[START Data lines]

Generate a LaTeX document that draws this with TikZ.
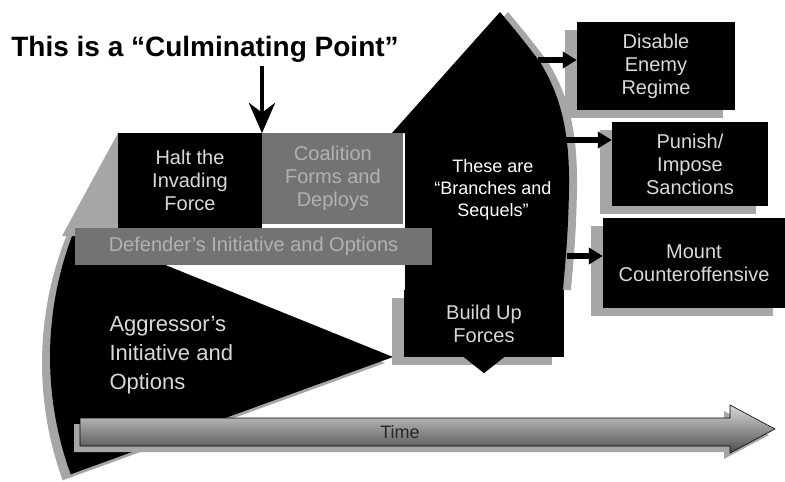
\documentclass[tikz,border=0pt]{standalone}
\usepackage{fontspec}
\setmainfont{Liberation Sans}
\usetikzlibrary{arrows.meta,positioning,shadows}

\begin{document}
\begin{tikzpicture}[x=1pt, y=-1pt,
    shadowfill/.style={fill=black!35},
    boxfont/.style={font=\fontsize{20}{23}\selectfont, align=center},
    darkbox/.style={boxfont, fill=black, text=black!15, inner sep=0pt},
    greybox/.style={boxfont, fill=black!55, text=black!30, inner sep=0pt},
    boxshadow/.style={general shadow={shadowfill, shadow xshift=-12pt, shadow yshift=-8pt}},
    branch/.style={line width=6pt, -{Triangle[length=14pt, width=16pt]}},
    titlefont/.style={font=\fontsize{28}{32}\bfseries\selectfont}
  ]
  \useasboundingbox (0,0) rectangle (785,482);

  % Aggressor wedge (sector centred on its point)
  \fill[shadowfill, xshift=-8pt, yshift=-6pt] (393,357) -- (75,228.5) arc[start angle=202, end angle=160, radius=343] -- cycle;
  \fill (393,357) -- (75,228.5) arc[start angle=202, end angle=160, radius=343] -- cycle;
  \node[font=\fontsize{22}{29}\selectfont, align=left, text=black!15, anchor=west] (aggressor) at (106,355) {Aggressor's\\Initiative and\\Options};

  % Branches and sequels
  \fill[shadowfill, xshift=8pt] (392,133) -- (500,12) .. controls (520,36) .. (540,62) .. controls (560,95) and (570,130) .. (569,190) .. controls (568,240) and (565,265) .. (563,290) -- (405,290) -- (405,133) -- cycle;
  \fill (392,133) -- (500,12) .. controls (520,36) .. (540,62) .. controls (560,95) and (570,130) .. (569,190) .. controls (568,240) and (565,265) .. (563,290) -- (405,290) -- (405,133) -- cycle;
  \node[font=\fontsize{18}{22}\selectfont, align=center, text=white] (branches) at (493,190) {These are\\“Branches and\\Sequels”};

  % Top row
  \fill[shadowfill] (118,133) -- (62,236) -- (118,236) -- cycle;
  \node[darkbox, minimum width=144pt, minimum height=95pt] (halt) at (190,180.5) {Halt the\\Invading\\Force};
  \node[greybox, minimum width=141pt, minimum height=91pt, anchor=north west] (coalition) at (halt.north east) {Coalition\\Forms and\\Deploys};
  \node[greybox, minimum width=357pt, minimum height=37pt] (defender) at (253.5,246.5) {Defender's Initiative and Options};

  \node[darkbox, boxshadow, minimum width=160pt, minimum height=67pt] (build) at (484,323.5) {Build Up\\Forces};
  \fill ([xshift=-20pt]build.south) -- ([yshift=-16pt]build.south) -- ([xshift=20pt]build.south) -- cycle;

  % Time
  \fill[shadowfill, xshift=-6pt, yshift=-6pt] (80,418) -- (730,418) -- (730,405) -- (775,429) -- (730,453) -- (730,446) -- (80,446) -- cycle;
  \shadedraw[top color=black!15, bottom color=black!70, draw=black, line width=0.6pt] (80,418) -- (730,418) -- (730,405) -- (775,429) -- (730,453) -- (730,446) -- (80,446) -- cycle;
  \node[font=\fontsize{18}{20}\selectfont, text=black!85] (time) at (400,432) {Time};

  % Outcomes
  \node[darkbox, boxshadow, minimum width=158pt, minimum height=88pt] (disable) at (656,66) {Disable\\Enemy\\Regime};
  \node[darkbox, boxshadow, minimum width=156pt, minimum height=84pt] (punish) at (690,164) {Punish/\\Impose\\Sanctions};
  \node[darkbox, boxshadow, minimum width=182pt, minimum height=90pt] (mount) at (694,263) {Mount\\Counteroffensive};

  \coordinate (b1) at (538,60);
  \coordinate (b2) at (566,140);
  \coordinate (b3) at (567,256);
  \foreach \s/\t in {b1/disable, b2/punish, b3/mount}{
    \draw[branch, black!35, xshift=-4pt, yshift=-5pt] (\s) -- (\s -| \t.west);
    \draw[branch] (\s) -- (\s -| \t.west);
  }

  % Culminating point
  \node[titlefont] (title) at (205,49) {This is a “Culminating Point”};
  \coordinate (culm) at (262,133);
  \draw[black!35, line width=4pt, -{Stealth[length=30pt, width=26pt]}, xshift=-6pt, yshift=-2pt] (culm |- title.south) -- (culm);
  \draw[line width=4pt, -{Stealth[length=30pt, width=26pt]}] (culm |- title.south) -- (culm);
\end{tikzpicture}
\end{document}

[END Data lines]

Task
Return each line of the data, keeping its wording exact and omitting pictures.

Result below
Generate a LaTeX document that draws this with TikZ.
\documentclass[tikz,border=0pt]{standalone}
\usepackage{fontspec}
\setmainfont{Liberation Sans}
\usetikzlibrary{arrows.meta,positioning,shadows}

\begin{document}
\begin{tikzpicture}[x=1pt, y=-1pt,
    shadowfill/.style={fill=black!35},
    boxfont/.style={font=\fontsize{20}{23}\selectfont, align=center},
    darkbox/.style={boxfont, fill=black, text=black!15, inner sep=0pt},
    greybox/.style={boxfont, fill=black!55, text=black!30, inner sep=0pt},
    boxshadow/.style={general shadow={shadowfill, shadow xshift=-12pt, shadow yshift=-8pt}},
    branch/.style={line width=6pt, -{Triangle[length=14pt, width=16pt]}},
    titlefont/.style={font=\fontsize{28}{32}\bfseries\selectfont}
  ]
  \useasboundingbox (0,0) rectangle (785,482);

  % Aggressor wedge (sector centred on its point)
  \fill[shadowfill, xshift=-8pt, yshift=-6pt] (393,357) -- (75,228.5) arc[start angle=202, end angle=160, radius=343] -- cycle;
  \fill (393,357) -- (75,228.5) arc[start angle=202, end angle=160, radius=343] -- cycle;
  \node[font=\fontsize{22}{29}\selectfont, align=left, text=black!15, anchor=west] (aggressor) at (106,355) {Aggressor's\\Initiative and\\Options};

  % Branches and sequels
  \fill[shadowfill, xshift=8pt] (392,133) -- (500,12) .. controls (520,36) .. (540,62) .. controls (560,95) and (570,130) .. (569,190) .. controls (568,240) and (565,265) .. (563,290) -- (405,290) -- (405,133) -- cycle;
  \fill (392,133) -- (500,12) .. controls (520,36) .. (540,62) .. controls (560,95) and (570,130) .. (569,190) .. controls (568,240) and (565,265) .. (563,290) -- (405,290) -- (405,133) -- cycle;
  \node[font=\fontsize{18}{22}\selectfont, align=center, text=white] (branches) at (493,190) {These are\\“Branches and\\Sequels”};

  % Top row
  \fill[shadowfill] (118,133) -- (62,236) -- (118,236) -- cycle;
  \node[darkbox, minimum width=144pt, minimum height=95pt] (halt) at (190,180.5) {Halt the\\Invading\\Force};
  \node[greybox, minimum width=141pt, minimum height=91pt, anchor=north west] (coalition) at (halt.north east) {Coalition\\Forms and\\Deploys};
  \node[greybox, minimum width=357pt, minimum height=37pt] (defender) at (253.5,246.5) {Defender's Initiative and Options};

  \node[darkbox, boxshadow, minimum width=160pt, minimum height=67pt] (build) at (484,323.5) {Build Up\\Forces};
  \fill ([xshift=-20pt]build.south) -- ([yshift=-16pt]build.south) -- ([xshift=20pt]build.south) -- cycle;

  % Time
  \fill[shadowfill, xshift=-6pt, yshift=-6pt] (80,418) -- (730,418) -- (730,405) -- (775,429) -- (730,453) -- (730,446) -- (80,446) -- cycle;
  \shadedraw[top color=black!15, bottom color=black!70, draw=black, line width=0.6pt] (80,418) -- (730,418) -- (730,405) -- (775,429) -- (730,453) -- (730,446) -- (80,446) -- cycle;
  \node[font=\fontsize{18}{20}\selectfont, text=black!85] (time) at (400,432) {Time};

  % Outcomes
  \node[darkbox, boxshadow, minimum width=158pt, minimum height=88pt] (disable) at (656,66) {Disable\\Enemy\\Regime};
  \node[darkbox, boxshadow, minimum width=156pt, minimum height=84pt] (punish) at (690,164) {Punish/\\Impose\\Sanctions};
  \node[darkbox, boxshadow, minimum width=182pt, minimum height=90pt] (mount) at (694,263) {Mount\\Counteroffensive};

  \coordinate (b1) at (538,60);
  \coordinate (b2) at (566,140);
  \coordinate (b3) at (567,256);
  \foreach \s/\t in {b1/disable, b2/punish, b3/mount}{
    \draw[branch, black!35, xshift=-4pt, yshift=-5pt] (\s) -- (\s -| \t.west);
    \draw[branch] (\s) -- (\s -| \t.west);
  }

  % Culminating point
  \node[titlefont] (title) at (205,49) {This is a “Culminating Point”};
  \coordinate (culm) at (262,133);
  \draw[black!35, line width=4pt, -{Stealth[length=30pt, width=26pt]}, xshift=-6pt, yshift=-2pt] (culm |- title.south) -- (culm);
  \draw[line width=4pt, -{Stealth[length=30pt, width=26pt]}] (culm |- title.south) -- (culm);
\end{tikzpicture}
\end{document}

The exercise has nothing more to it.